A recent decision from a federal appeals court in California will likely have broad implications on what screening procedures, if any, a service provider adopts for user-generated posts and material.

The case, which is called Mavrix Photographs LLC v. LiveJournal Inc., limits the availability of safe harbor protection for social media platforms and other sites that use moderators to review user-submitted posts, even when the website has processes in place for expeditiously removing materials identified in takedown notices under the federal Digital Millennium Copyright Act.

Safe harbor protection can shield you from liability for the copyright infringements of your site’s users if you establish effective notice-and-takedown procedures and promptly remove content when you’ve been notified it is infringing.
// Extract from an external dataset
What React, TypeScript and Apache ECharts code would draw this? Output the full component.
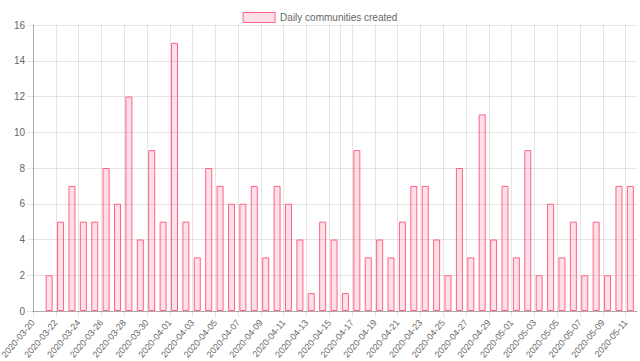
import React, { useEffect, useRef } from "react";
import * as echarts from "echarts";

const SERIES_NAME = "Daily communities created";
const AXIS_START = "2020-03-20";
const AXIS_END_DAYS = 53;
const TZ_SHIFT_HOURS = 10;

const dates = [
  "2020-03-21", "2020-03-22", "2020-03-23", "2020-03-24", "2020-03-25", "2020-03-26",
  "2020-03-27", "2020-03-28", "2020-03-29", "2020-03-30", "2020-03-31", "2020-04-01",
  "2020-04-02", "2020-04-03", "2020-04-04", "2020-04-05", "2020-04-06", "2020-04-07",
  "2020-04-08", "2020-04-09", "2020-04-10", "2020-04-11", "2020-04-12", "2020-04-13",
  "2020-04-14", "2020-04-15", "2020-04-16", "2020-04-17", "2020-04-18", "2020-04-19",
  "2020-04-20", "2020-04-21", "2020-04-22", "2020-04-23", "2020-04-24", "2020-04-25",
  "2020-04-26", "2020-04-27", "2020-04-28", "2020-04-29", "2020-04-30", "2020-05-01",
  "2020-05-02", "2020-05-03", "2020-05-04", "2020-05-05", "2020-05-06", "2020-05-07",
  "2020-05-08", "2020-05-09", "2020-05-10", "2020-05-11",
];

const counts = [
  2, 5, 7, 5, 5, 8, 6, 12, 4, 9, 5, 15, 5, 3, 8, 7, 6, 6, 7, 3, 7, 6, 4, 1, 5,
  4, 1, 9, 3, 4, 3, 5, 7, 7, 4, 2, 8, 3, 11, 4, 7, 3, 9, 2, 6, 3, 5, 2, 5, 2, 7, 7,
];

const extraGridDate = "2020-04-16";

const DAY = 86400000;
const startMs = Date.parse(AXIS_START + "T00:00:00Z");
const toDays = (d: string) => (Date.parse(d + "T00:00:00Z") - startMs) / DAY;
const fmt = (v: number) => {
  const d = new Date(startMs + Math.round(v) * DAY);
  const mm = String(d.getUTCMonth() + 1).padStart(2, "0");
  const dd = String(d.getUTCDate()).padStart(2, "0");
  return `${d.getUTCFullYear()}-${mm}-${dd}`;
};

const FONT = "'Liberation Sans', Arial, Helvetica, sans-serif";
const GRID = "rgba(0,0,0,0.1)";
const PINK = "rgb(255,99,132)";
const PINK_FILL = "rgba(255,99,132,0.2)";

export default function App() {
  const ref = useRef<HTMLDivElement>(null);
  useEffect(() => {
    if (!ref.current) return;
    const chart = echarts.init(ref.current, null, { renderer: "svg" });
    const data = dates.map((d, i) => [toDays(d) + TZ_SHIFT_HOURS / 24, counts[i]]);
    chart.setOption({
      animation: false,
      textStyle: { fontFamily: FONT },
      legend: {
        top: 7,
        left: "center",
        itemWidth: 32,
        itemHeight: 10,
        itemGap: 10,
        textStyle: { color: "#666", fontSize: 10, fontFamily: FONT },
        data: [
          {
            name: SERIES_NAME,
            icon: "rect",
            itemStyle: { color: PINK_FILL, borderColor: PINK, borderWidth: 1 },
          },
        ],
      },
      grid: {
        left: 33,
        right: 3,
        top: 25,
        bottom: 50,
        containLabel: false,
        outerBoundsMode: "none",
      },
      xAxis: {
        type: "value",
        min: 0,
        max: AXIS_END_DAYS,
        interval: 2,
        axisLine: { show: true, lineStyle: { color: "rgba(0,0,0,0.25)", width: 1 } },
        axisTick: { show: true, length: 6, lineStyle: { color: GRID } },
        splitLine: { show: true, showMaxLine: false, lineStyle: { color: GRID, width: 1 } },
        axisLabel: {
          rotate: 50,
          margin: 10,
          color: "#666",
          fontSize: 9,
          fontFamily: FONT,
          verticalAlign: "middle",
          showMinLabel: true,
          showMaxLabel: false,
          hideOverlap: false,
          formatter: (v: number) => fmt(v),
        },
      },
      yAxis: {
        type: "value",
        min: 0,
        max: 16,
        interval: 2,
        axisLine: { show: true, lineStyle: { color: "rgba(0,0,0,0.25)", width: 1 } },
        axisTick: { show: true, length: 6, lineStyle: { color: GRID } },
        splitLine: { show: true, lineStyle: { color: GRID, width: 1 } },
        axisLabel: { color: "#666", fontSize: 10, fontFamily: FONT, margin: 8 },
      },
      series: [
        {
          name: SERIES_NAME,
          type: "bar",
          barWidth: 7,
          data,
          itemStyle: { color: PINK_FILL, borderColor: PINK, borderWidth: 1 },
          emphasis: { disabled: true },
          markLine: {
            silent: true,
            symbol: "none",
            label: { show: false },
            lineStyle: { color: GRID, type: "solid", width: 1 },
            data: [{ xAxis: toDays(extraGridDate) }],
          },
        },
      ],
    });
    return () => chart.dispose();
  }, []);
  return (
    <div
      ref={ref}
      style={{ position: "absolute", left: 0, top: 0, width: 640, height: 361 }}
    />
  );
}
The decision suggests that a service provider may lose safe harbor protection based on its efforts to curate materials available on its platform.

That means a service provider facing a lawsuit may be better off not invoking the safe harbor, so the burden remains on the plaintiff to establish the elements for its claims based on the substantive standards for infringement. If the safe harbor isn’t claimed, the defendant doesn’t have to prove it’s entitled to the protection.

Given the important role the Digital Millennium Copyright Act plays in the operations of national Internet service providers, this case could soon become the first case before the U.S. Supreme Court to squarely address the Act’s safe harbor provisions, so it’s one to watch.